** BEGIN Information provided **

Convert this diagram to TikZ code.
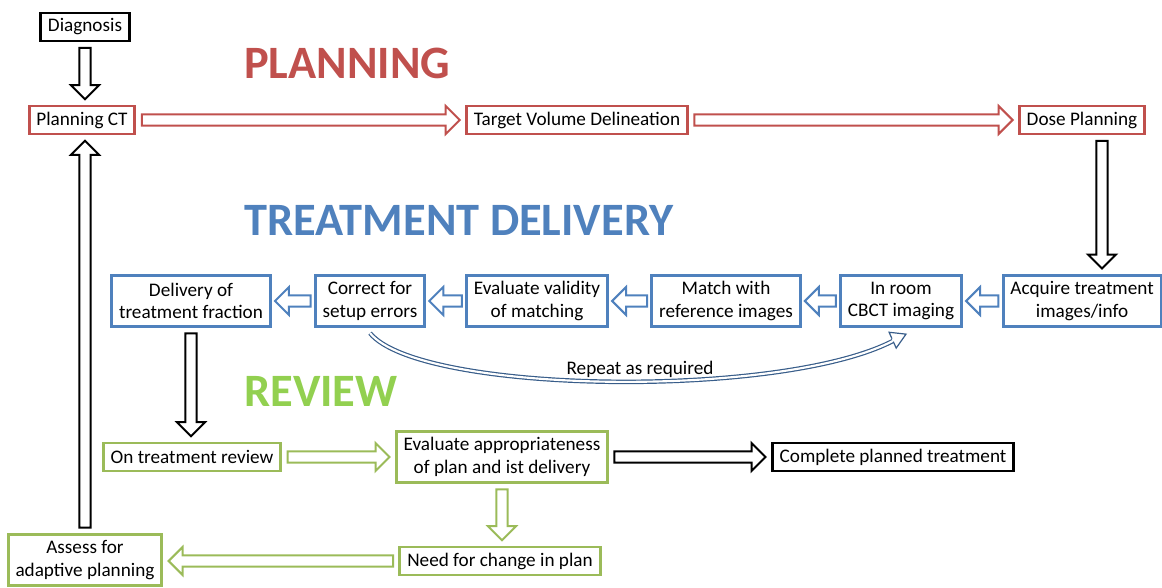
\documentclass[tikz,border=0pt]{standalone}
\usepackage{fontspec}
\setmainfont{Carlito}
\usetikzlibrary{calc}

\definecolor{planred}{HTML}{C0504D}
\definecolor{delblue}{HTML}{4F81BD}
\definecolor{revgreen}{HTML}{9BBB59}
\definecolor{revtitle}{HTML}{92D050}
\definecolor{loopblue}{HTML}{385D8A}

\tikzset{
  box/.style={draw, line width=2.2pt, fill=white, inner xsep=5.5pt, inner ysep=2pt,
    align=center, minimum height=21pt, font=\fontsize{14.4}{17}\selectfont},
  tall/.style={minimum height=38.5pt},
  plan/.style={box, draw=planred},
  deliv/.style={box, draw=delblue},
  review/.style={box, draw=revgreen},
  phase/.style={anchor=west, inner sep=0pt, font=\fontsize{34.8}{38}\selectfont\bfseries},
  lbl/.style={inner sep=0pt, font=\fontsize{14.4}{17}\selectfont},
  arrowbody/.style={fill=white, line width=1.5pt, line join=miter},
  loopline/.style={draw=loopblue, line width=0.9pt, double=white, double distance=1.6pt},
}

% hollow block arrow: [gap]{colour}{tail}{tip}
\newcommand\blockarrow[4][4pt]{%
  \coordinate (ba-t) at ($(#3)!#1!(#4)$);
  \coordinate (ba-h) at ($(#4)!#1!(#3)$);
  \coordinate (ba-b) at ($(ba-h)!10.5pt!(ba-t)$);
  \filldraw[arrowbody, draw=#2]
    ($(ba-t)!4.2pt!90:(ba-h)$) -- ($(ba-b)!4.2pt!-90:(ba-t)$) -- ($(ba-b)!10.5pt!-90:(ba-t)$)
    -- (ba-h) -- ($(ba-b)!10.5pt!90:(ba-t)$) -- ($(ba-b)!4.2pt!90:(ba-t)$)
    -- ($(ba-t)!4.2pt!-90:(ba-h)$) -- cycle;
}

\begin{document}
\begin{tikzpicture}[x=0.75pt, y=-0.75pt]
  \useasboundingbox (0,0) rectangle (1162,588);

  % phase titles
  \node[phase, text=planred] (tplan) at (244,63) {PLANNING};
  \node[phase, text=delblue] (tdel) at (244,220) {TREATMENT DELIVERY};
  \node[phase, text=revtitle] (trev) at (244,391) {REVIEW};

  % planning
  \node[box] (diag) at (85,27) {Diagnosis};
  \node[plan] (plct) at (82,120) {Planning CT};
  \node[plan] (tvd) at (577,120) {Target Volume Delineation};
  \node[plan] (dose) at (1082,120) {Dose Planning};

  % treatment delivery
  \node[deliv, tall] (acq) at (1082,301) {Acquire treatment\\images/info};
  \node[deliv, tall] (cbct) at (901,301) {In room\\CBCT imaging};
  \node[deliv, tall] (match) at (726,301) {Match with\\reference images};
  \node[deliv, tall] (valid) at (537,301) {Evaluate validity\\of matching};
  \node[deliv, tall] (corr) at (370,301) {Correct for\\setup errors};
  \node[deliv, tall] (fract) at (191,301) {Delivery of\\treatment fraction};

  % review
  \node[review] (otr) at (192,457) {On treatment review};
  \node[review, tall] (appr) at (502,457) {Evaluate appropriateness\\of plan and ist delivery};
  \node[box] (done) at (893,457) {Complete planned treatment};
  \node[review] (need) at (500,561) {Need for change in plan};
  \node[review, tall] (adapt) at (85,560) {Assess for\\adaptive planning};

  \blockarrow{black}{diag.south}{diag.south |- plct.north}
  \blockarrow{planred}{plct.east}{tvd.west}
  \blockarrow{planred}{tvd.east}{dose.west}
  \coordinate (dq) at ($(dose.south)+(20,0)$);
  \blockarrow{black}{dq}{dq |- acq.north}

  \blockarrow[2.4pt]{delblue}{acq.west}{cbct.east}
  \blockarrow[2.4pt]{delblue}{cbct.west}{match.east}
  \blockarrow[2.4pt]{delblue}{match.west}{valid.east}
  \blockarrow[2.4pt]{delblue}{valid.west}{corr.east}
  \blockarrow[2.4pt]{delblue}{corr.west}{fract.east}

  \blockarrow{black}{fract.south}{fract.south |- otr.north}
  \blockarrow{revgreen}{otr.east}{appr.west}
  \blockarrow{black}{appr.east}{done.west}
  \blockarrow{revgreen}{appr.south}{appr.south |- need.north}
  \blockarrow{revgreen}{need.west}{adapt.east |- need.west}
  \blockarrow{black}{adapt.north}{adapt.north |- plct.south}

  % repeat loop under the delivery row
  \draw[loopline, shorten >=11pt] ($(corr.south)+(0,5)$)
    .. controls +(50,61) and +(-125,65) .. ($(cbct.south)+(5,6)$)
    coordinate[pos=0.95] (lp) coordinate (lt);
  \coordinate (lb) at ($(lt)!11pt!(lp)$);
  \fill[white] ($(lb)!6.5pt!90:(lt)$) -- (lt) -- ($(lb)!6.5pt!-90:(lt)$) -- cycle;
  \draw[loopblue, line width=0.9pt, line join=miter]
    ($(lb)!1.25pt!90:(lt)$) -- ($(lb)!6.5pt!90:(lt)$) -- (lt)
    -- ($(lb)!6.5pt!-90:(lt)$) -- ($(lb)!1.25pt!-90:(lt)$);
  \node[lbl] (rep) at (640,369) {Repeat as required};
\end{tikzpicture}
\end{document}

** END Information provided **

Without any pictures, reproduce the lines from the first one in the material through the line that has "(0,0) rectangle (1162,588);", exactly as they appear.

Convert this diagram to TikZ code.
\documentclass[tikz,border=0pt]{standalone}
\usepackage{fontspec}
\setmainfont{Carlito}
\usetikzlibrary{calc}

\definecolor{planred}{HTML}{C0504D}
\definecolor{delblue}{HTML}{4F81BD}
\definecolor{revgreen}{HTML}{9BBB59}
\definecolor{revtitle}{HTML}{92D050}
\definecolor{loopblue}{HTML}{385D8A}

\tikzset{
  box/.style={draw, line width=2.2pt, fill=white, inner xsep=5.5pt, inner ysep=2pt,
    align=center, minimum height=21pt, font=\fontsize{14.4}{17}\selectfont},
  tall/.style={minimum height=38.5pt},
  plan/.style={box, draw=planred},
  deliv/.style={box, draw=delblue},
  review/.style={box, draw=revgreen},
  phase/.style={anchor=west, inner sep=0pt, font=\fontsize{34.8}{38}\selectfont\bfseries},
  lbl/.style={inner sep=0pt, font=\fontsize{14.4}{17}\selectfont},
  arrowbody/.style={fill=white, line width=1.5pt, line join=miter},
  loopline/.style={draw=loopblue, line width=0.9pt, double=white, double distance=1.6pt},
}

% hollow block arrow: [gap]{colour}{tail}{tip}
\newcommand\blockarrow[4][4pt]{%
  \coordinate (ba-t) at ($(#3)!#1!(#4)$);
  \coordinate (ba-h) at ($(#4)!#1!(#3)$);
  \coordinate (ba-b) at ($(ba-h)!10.5pt!(ba-t)$);
  \filldraw[arrowbody, draw=#2]
    ($(ba-t)!4.2pt!90:(ba-h)$) -- ($(ba-b)!4.2pt!-90:(ba-t)$) -- ($(ba-b)!10.5pt!-90:(ba-t)$)
    -- (ba-h) -- ($(ba-b)!10.5pt!90:(ba-t)$) -- ($(ba-b)!4.2pt!90:(ba-t)$)
    -- ($(ba-t)!4.2pt!-90:(ba-h)$) -- cycle;
}

\begin{document}
\begin{tikzpicture}[x=0.75pt, y=-0.75pt]
  \useasboundingbox (0,0) rectangle (1162,588);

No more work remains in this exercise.